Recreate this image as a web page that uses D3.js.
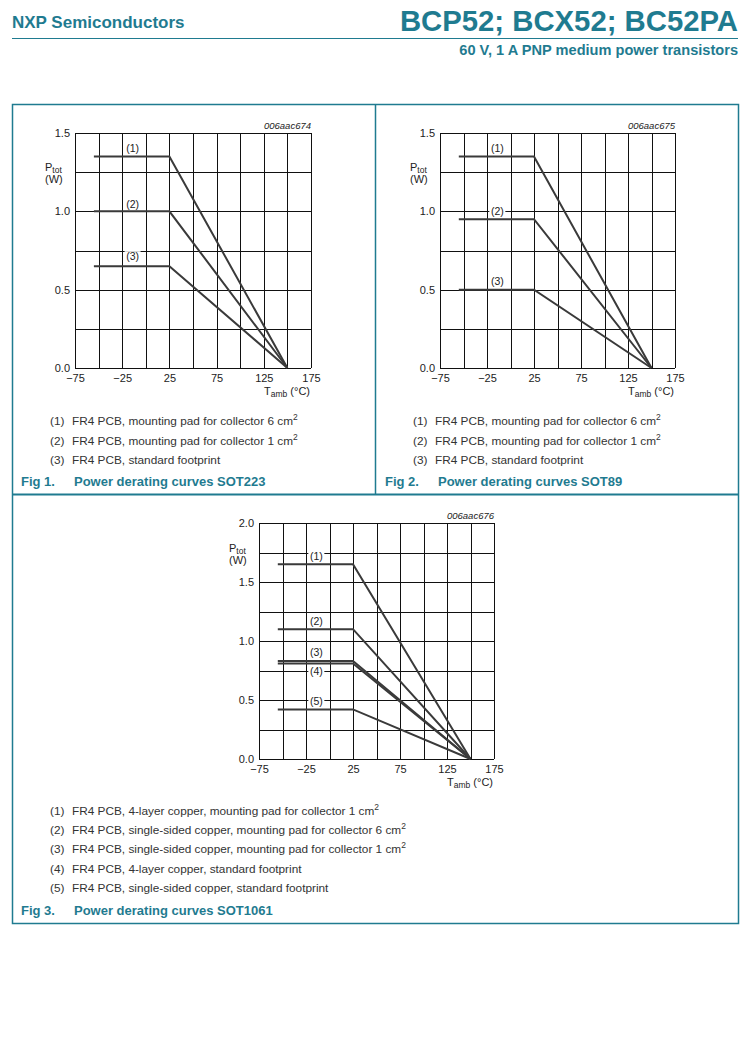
<!DOCTYPE html>
<html>
<head>
<meta charset="utf-8">
<script src="https://cdn.jsdelivr.net/npm/d3@7"></script>
<style>
  html, body { margin: 0; padding: 0; background: #fff; }
  svg { display: block; font-family: "Liberation Sans", Arial, sans-serif; }
</style>
</head>
<body>
<svg id="page" width="751" height="1042"></svg>
<script>
// ---------------- DATA ----------------
const tempPoints = [-55, 25, 150];            // Tamb breakpoints (°C)
const xTicks = [-75, -25, 25, 75, 125, 175];
const xGrid = d3.range(-75, 176, 25);

const fig1Labels = ["(1)", "(2)", "(3)"];
const fig1Ptot = [1.35, 1.0, 0.65];
const fig1Legend = [
  "FR4 PCB, mounting pad for collector 6 cm",
  "FR4 PCB, mounting pad for collector 1 cm",
  "FR4 PCB, standard footprint"
];
const fig1Sup = ["2", "2", ""];

const fig2Labels = ["(1)", "(2)", "(3)"];
const fig2Ptot = [1.35, 0.95, 0.5];
const fig2Legend = fig1Legend;
const fig2Sup = fig1Sup;

const fig3Labels = ["(1)", "(2)", "(3)", "(4)", "(5)"];
const fig3Ptot = [1.65, 1.1, 0.83, 0.81, 0.42];
const fig3Legend = [
  "FR4 PCB, 4-layer copper, mounting pad for collector 1 cm",
  "FR4 PCB, single-sided copper, mounting pad for collector 6 cm",
  "FR4 PCB, single-sided copper, mounting pad for collector 1 cm",
  "FR4 PCB, 4-layer copper, standard footprint",
  "FR4 PCB, single-sided copper, standard footprint"
];
const fig3Sup = ["2", "2", "2", "", ""];

const yTicks15 = [0, 0.5, 1.0, 1.5];
const yTicks20 = [0, 0.5, 1.0, 1.5, 2.0];

// ---------------- STYLE ----------------
const TEAL = "#1f7b90";
const INK = "#222";
const svg = d3.select("#page");

// Header
svg.append("text").attr("x", 12).attr("y", 28)
  .attr("font-size", 17).attr("font-weight", "bold").attr("fill", TEAL)
  .text("NXP Semiconductors");
svg.append("text").attr("x", 738).attr("y", 31).attr("text-anchor", "end")
  .attr("font-size", 29.3).attr("font-weight", "bold").attr("fill", TEAL)
  .text("BCP52; BCX52; BC52PA");
svg.append("line").attr("x1", 12).attr("x2", 738).attr("y1", 38.5).attr("y2", 38.5)
  .attr("stroke", TEAL).attr("stroke-width", 1);
svg.append("text").attr("x", 738).attr("y", 54.5).attr("text-anchor", "end")
  .attr("font-size", 14.6).attr("font-weight", "bold").attr("fill", TEAL)
  .text("60 V, 1 A PNP medium power transistors");

// Boxes
const box = svg.append("g").attr("fill", "none").attr("stroke", TEAL);
box.append("rect").attr("x", 12.5).attr("y", 104.5).attr("width", 726).attr("height", 819).attr("stroke-width", 1.5);
box.append("line").attr("x1", 375.5).attr("x2", 375.5).attr("y1", 104.5).attr("y2", 494).attr("stroke-width", 1.5);
box.append("line").attr("x1", 12.5).attr("x2", 738.5).attr("y1", 494.5).attr("y2", 494.5).attr("stroke-width", 2);

function fmtX(v) { return v < 0 ? "\u2212" + Math.abs(v) : String(v); }

function drawChart(cfg) {
  const g = svg.append("g");
  const x = d3.scaleLinear().domain([-75, 175]).range([cfg.left, cfg.left + cfg.w]);
  const y = d3.scaleLinear().domain([0, cfg.ymax]).range([cfg.top + cfg.h, cfg.top]);
  const yGrid = d3.range(0, cfg.ymax + 0.001, 0.25);

  // grid
  const grid = g.append("g").attr("stroke", "#111").attr("stroke-width", 1).attr("shape-rendering", "crispEdges");
  grid.selectAll(".vx").data(xGrid).join("line")
    .attr("x1", d => Math.round(x(d)) + 0.5).attr("x2", d => Math.round(x(d)) + 0.5)
    .attr("y1", y(cfg.ymax)).attr("y2", y(0));
  grid.selectAll(".hy").data(yGrid).join("line")
    .attr("y1", d => Math.round(y(d)) + 0.5).attr("y2", d => Math.round(y(d)) + 0.5)
    .attr("x1", x(-75)).attr("x2", x(175));

  // axes (tick labels only, via d3 axes)
  const xAxis = d3.axisBottom(x).tickValues(xTicks).tickSize(0).tickPadding(6).tickFormat(fmtX);
  const ax = g.append("g").attr("transform", `translate(0,${y(0)})`).call(xAxis);
  ax.select(".domain").remove();
  ax.selectAll("text").attr("font-size", 11).attr("fill", INK).attr("font-family", "Liberation Sans, Arial, sans-serif");

  const yAxis = d3.axisLeft(y).tickValues(cfg.yTicks).tickSize(0).tickPadding(5).tickFormat(d3.format(".1f"));
  const ay = g.append("g").attr("transform", `translate(${x(-75)},0)`).call(yAxis);
  ay.select(".domain").remove();
  ay.selectAll("text").attr("font-size", 11).attr("fill", INK).attr("font-family", "Liberation Sans, Arial, sans-serif");

  // axis titles
  const pt = g.append("text").attr("x", cfg.left - 30).attr("y", cfg.top + cfg.ptotDy)
    .attr("font-size", 11).attr("fill", INK);
  pt.append("tspan").text("P");
  pt.append("tspan").attr("font-size", 8.5).attr("dy", 1.5).text("tot");
  g.append("text").attr("x", cfg.left - 30).attr("y", cfg.top + cfg.ptotDy + 12)
    .attr("font-size", 11).attr("fill", INK).text("(W)");

  const ta = g.append("text").attr("x", cfg.left + cfg.w - 1).attr("y", y(0) + 27)
    .attr("text-anchor", "end").attr("font-size", 11).attr("fill", INK);
  ta.append("tspan").text("T");
  ta.append("tspan").attr("font-size", 8.5).attr("dy", 1.5).text("amb");
  ta.append("tspan").attr("dy", -1.5).text(" (\u00B0C)");

  g.append("text").attr("x", cfg.left + cfg.w).attr("y", cfg.top - 4)
    .attr("text-anchor", "end").attr("font-size", 9.5).attr("font-style", "italic").attr("fill", INK)
    .text(cfg.code);

  // curves
  const line = d3.line().x(d => x(d[0])).y(d => y(d[1]));
  cfg.ptot.forEach((p, i) => {
    const pts = [[tempPoints[0], p], [tempPoints[1], p], [tempPoints[2], 0]];
    g.append("path").attr("d", line(pts)).attr("fill", "none")
      .attr("stroke", "#3a3a3a").attr("stroke-width", 2).attr("stroke-linejoin", "miter");
  });

  // curve labels with white knock-out
  cfg.labels.forEach((lab, i) => {
    const cx = x(-14);
    const cy = y(cfg.ptot[i]) + cfg.labelDy[i];
    g.append("rect").attr("x", cx - 8).attr("y", cy - 5).attr("width", 16).attr("height", 10).attr("fill", "#fff");
    g.append("text").attr("x", cx).attr("y", cy + 4).attr("text-anchor", "middle")
      .attr("font-size", 10.5).attr("fill", INK).text(lab);
  });

  // legend
  cfg.legend.forEach((txt, i) => {
    const ly = cfg.legendTop + i * cfg.legendStep;
    g.append("text").attr("x", cfg.legendX).attr("y", ly).attr("font-size", 11.8).attr("fill", "#333")
      .text(cfg.labels[i]);
    const t = g.append("text").attr("x", cfg.legendX + 22).attr("y", ly).attr("font-size", 11.8).attr("fill", "#333");
    t.append("tspan").text(txt);
    if (cfg.sup[i]) t.append("tspan").attr("font-size", 8.5).attr("dy", -5).text(cfg.sup[i]);
  });

  // caption
  g.append("text").attr("x", cfg.capX).attr("y", cfg.capY).attr("font-size", 13).attr("font-weight", "bold")
    .attr("fill", TEAL).text(cfg.figNo);
  g.append("text").attr("x", cfg.capX + 53).attr("y", cfg.capY).attr("font-size", 13).attr("font-weight", "bold")
    .attr("fill", TEAL).text(cfg.caption);
}

drawChart({
  left: 75, top: 133, w: 236, h: 235, ymax: 1.5, yTicks: yTicks15, ptotDy: 38,
  code: "006aac674", ptot: fig1Ptot, labels: fig1Labels, labelDy: [-9, -7, -10],
  legend: fig1Legend, sup: fig1Sup, legendX: 50, legendTop: 425, legendStep: 19.5,
  capX: 21, capY: 486, figNo: "Fig 1.", caption: "Power derating curves SOT223"
});
drawChart({
  left: 440, top: 133, w: 235, h: 235, ymax: 1.5, yTicks: yTicks15, ptotDy: 38,
  code: "006aac675", ptot: fig2Ptot, labels: fig2Labels, labelDy: [-9, -8, -9],
  legend: fig2Legend, sup: fig2Sup, legendX: 413, legendTop: 425, legendStep: 19.5,
  capX: 385, capY: 486, figNo: "Fig 2.", caption: "Power derating curves SOT89"
});
drawChart({
  left: 259, top: 523, w: 235, h: 236, ymax: 2.0, yTicks: yTicks20, ptotDy: 29,
  code: "006aac676", ptot: fig3Ptot, labels: fig3Labels, labelDy: [-8, -8, -9, 8, -8],
  legend: fig3Legend, sup: fig3Sup, legendX: 50, legendTop: 815, legendStep: 19.2,
  capX: 21, capY: 915, figNo: "Fig 3.", caption: "Power derating curves SOT1061"
});
</script>
</body>
</html>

**Exercise instructions**.
Return only the lines running from the top of the data to the line that holds "const xGrid = d3.range(-75, 176, 25);". Include both of those lines, but skip the pictures.

**Exercise output**.
Recreate this image as a web page that uses D3.js.
<!DOCTYPE html>
<html>
<head>
<meta charset="utf-8">
<script src="https://cdn.jsdelivr.net/npm/d3@7"></script>
<style>
  html, body { margin: 0; padding: 0; background: #fff; }
  svg { display: block; font-family: "Liberation Sans", Arial, sans-serif; }
</style>
</head>
<body>
<svg id="page" width="751" height="1042"></svg>
<script>
// ---------------- DATA ----------------
const tempPoints = [-55, 25, 150];            // Tamb breakpoints (°C)
const xTicks = [-75, -25, 25, 75, 125, 175];
const xGrid = d3.range(-75, 176, 25);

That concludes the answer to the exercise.